- First appearance: A Love of a Lifetime
- Last appearance: Perfidia
- Created by: Kevin Falls
- Portrayed by: Moon Bloodgood

In-universe information
- Gender: female
- Title: Deputy District Attorney of San Francisco
- Occupation: Lawyer
- Spouse: Henry
- Relatives: Dan Vasser (ex-fiancee)
- Nationality: American

= Livia Beale =

Olivia Beale is a fictional character from the American drama series Journeyman. She is played by Moon Bloodgood.
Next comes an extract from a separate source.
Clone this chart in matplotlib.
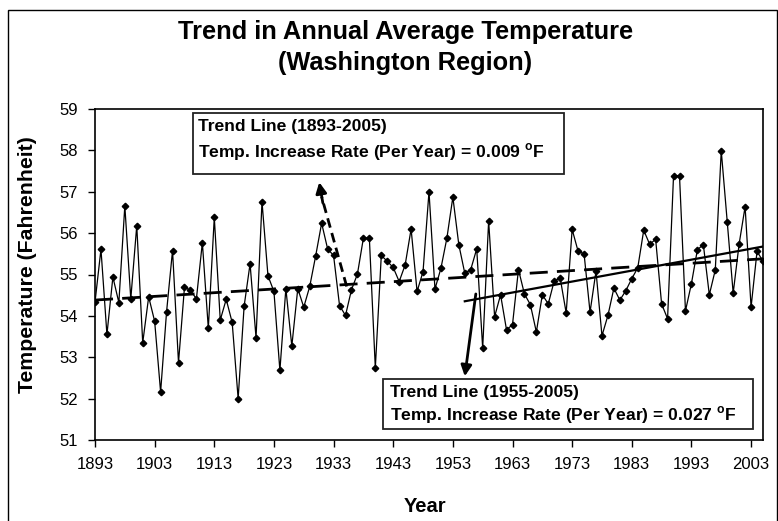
import numpy as np
import matplotlib
matplotlib.use("Agg")
import matplotlib.pyplot as plt
from matplotlib.patches import Rectangle

plt.rcParams['font.family'] = ['Liberation Sans', 'DejaVu Sans']
plt.rcParams['mathtext.fontset'] = 'custom'
plt.rcParams['mathtext.rm'] = 'Liberation Sans'
plt.rcParams['mathtext.bf'] = 'Liberation Sans:bold'

# annual average temperature, 1893-2005
years = np.arange(1893, 2006)
temps = [
    54.33, 55.61, 53.55, 54.94, 54.32, 56.66, 54.41, 56.18, 53.35, 54.46,  # 1893-1902
    53.87, 52.16, 54.10, 55.58, 52.87, 54.69, 54.62, 54.41, 55.77, 53.70,  # 1903-1912
    56.38, 53.90, 54.40, 53.84, 52.00, 54.23, 55.26, 53.47, 56.76, 54.97,  # 1913-1922
    54.59, 52.68, 54.66, 53.27, 54.66, 54.21, 54.71, 55.45, 56.24, 55.62,  # 1923-1932
    55.46, 54.25, 54.01, 54.63, 55.01, 55.88, 55.88, 52.74, 55.46, 55.32,  # 1933-1942
    55.17, 54.83, 55.23, 56.10, 54.59, 55.07, 57.00, 54.65, 55.15, 55.88,  # 1943-1952
    56.87, 55.72, 55.03, 55.12, 55.62, 53.22, 56.30, 53.98, 54.51, 53.66,  # 1953-1962
    53.79, 55.12, 54.53, 54.27, 53.61, 54.51, 54.29, 54.85, 54.91, 54.07,  # 1963-1972
    56.09, 55.56, 55.50, 54.09, 55.08, 53.52, 54.01, 54.67, 54.38, 54.61,  # 1973-1982
    54.90, 55.16, 56.07, 55.73, 55.85, 54.29, 53.93, 57.39, 57.39, 54.12,  # 1983-1992
    54.78, 55.60, 55.72, 54.51, 55.11, 57.99, 56.28, 54.55, 55.74, 56.64,  # 1993-2002
    54.21, 55.56, 55.32,                                                   # 2003-2005
]
temps = np.array(temps)

long_start = 1893
short_start = 1955
xticks = list(range(1893, 2004, 10))
yticks = list(range(51, 60))

# arrow ends (year, temp)
arrow1_from, arrow1_to = (1935.2, 54.71), (1930.6, 57.23)
arrow2_from, arrow2_to = (1956.85, 54.53), (1955.0, 52.54)

W, H = 778, 521
fig = plt.figure(figsize=(W / 100, H / 100), dpi=100)


def fx(x):
    return x / W


def fy(y):
    return 1 - y / H


# chart area border
fig.add_artist(Rectangle((fx(8), fy(540)), fx(777) - fx(8), fy(10) - fy(540),
                         transform=fig.transFigure, fill=False, lw=1, ec='black'))

ax = fig.add_axes([fx(95), fy(440), fx(763) - fx(95), fy(109) - fy(440)])

ax.plot(years, temps, color='black', lw=0.9, marker='D', ms=3.3, zorder=3)

# linear trend lines
m = years >= long_start
p1 = np.polyfit(years[m], temps[m], 1)
m2 = years >= short_start
p2 = np.polyfit(years[m2], temps[m2], 1)
yr1 = np.array([long_start, years[-1]])
yr2 = np.array([short_start, years[-1]])
ax.plot(yr1, np.polyval(p1, yr1), color='black', lw=2.0, dashes=(6.5, 3.3), zorder=4)
ax.plot(yr2, np.polyval(p2, yr2), color='black', lw=1.6, zorder=4)

ax.set_xlim(1893, 2005)
ax.set_ylim(51, 59)
ax.set_xticks(xticks)
ax.set_yticks(yticks)
ax.tick_params(direction='out', length=5, width=1, labelsize=12, pad=7)
for s in ax.spines.values():
    s.set_linewidth(1.2)

# arrows
ax.plot([arrow1_from[0], arrow1_to[0] + 0.4], [arrow1_from[1], arrow1_to[1] - 0.35],
        color='black', lw=2, dashes=(3.5, 2), zorder=5)
ax.annotate('', xy=arrow1_to, xytext=(arrow1_to[0] + 0.6, arrow1_to[1] - 0.5),
            arrowprops=dict(arrowstyle='-|>', color='black', lw=2, mutation_scale=16,
                            shrinkA=0, shrinkB=0), zorder=5)
ax.annotate('', xy=arrow2_to, xytext=arrow2_from,
            arrowprops=dict(arrowstyle='-|>', color='black', lw=2, mutation_scale=16,
                            shrinkA=0, shrinkB=0), zorder=5)

# text boxes
for (x0, y0, x1, y1) in [(193, 113, 564, 174), (383, 379, 753, 429)]:
    fig.add_artist(Rectangle((fx(x0), fy(y1)), fx(x1) - fx(x0), fy(y0) - fy(y1),
                             transform=fig.transFigure, fc='white', ec='#222222',
                             lw=1.3, zorder=6))

box_font = dict(fontsize=12.6, fontweight='bold', va='baseline', ha='left', zorder=7)
fig.text(fx(198), fy(131.5), 'Trend Line (1893-2005)', **box_font)
fig.text(fx(198), fy(157), r'Temp. Increase Rate (Per Year) = 0.009 $^{\mathbf{o}}$F', **box_font)
fig.text(fx(390), fy(396.5), 'Trend Line (1955-2005)', **box_font)
fig.text(fx(390), fy(420.5), r'Temp. Increase Rate (Per Year) = 0.027 $^{\mathbf{o}}$F', **box_font)

# titles
fig.text(fx(405.5), fy(39.5), 'Trend in Annual Average Temperature', fontsize=18.3,
         fontweight='bold', ha='center', va='baseline')
fig.text(fx(405.5), fy(70), '(Washington Region)', fontsize=18.3,
         fontweight='bold', ha='center', va='baseline')
fig.text(fx(28), fy(393), 'Temperature (Fahrenheit)', fontsize=15.3, fontweight='bold',
         rotation=90, ha='center', va='bottom')
fig.text(fx(425), fy(507), 'Year', fontsize=14.5, fontweight='bold', ha='center', va='center')

fig.savefig('out.png', dpi=100)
Beale was born in 1923 and became a foster child. Before 1948, Beale began to time travel into the future where she helped change the outcome of people's lives for the better. At some point she was sent to the late 1980s where she remained, apparently without a mission. Taking advantage of her situation, Beale worked at the Luna café as a waitress during the day, and went to Law school at night. By 1998 she was the Deputy District Attorney of San Francisco and engaged to Dan Vasser. In 1999, Beale was sent back to 1948 after the plane she was flying on crashed into the ocean. This led to her being presumed dead by Dan and everyone else she left behind.

When Dan begins time traveling at the start of the series, Beale joins him in the time periods to which he travels and often gives advice and help, normally arguing with Dan about the dangers of "going off mission". During Christmas 1948 she accepted the marriage proposal of Henry, played by John Dennis. Little is known about Henry, other than Livia has told him about her time traveling.

As the series continues, and as she learns what happened to Dan after she left him, Beale realizes that Dan was the target of her extended jump, and that her mission was to get Dan together with his wife, Katie (which happened because of Livia's supposed death).

It is said (mainly by fansites) that Beale died in the early 1990s, which was when Evan Pattison started traveling.

Livia did not die in the 1990s. The show's creator, Kevin Falls, in an interview after Journeyman was cancelled, outlined some of the stories that would have happened had the show continued. One of those was that an elderly Livia was still alive in 2008 and would meet up with Dan.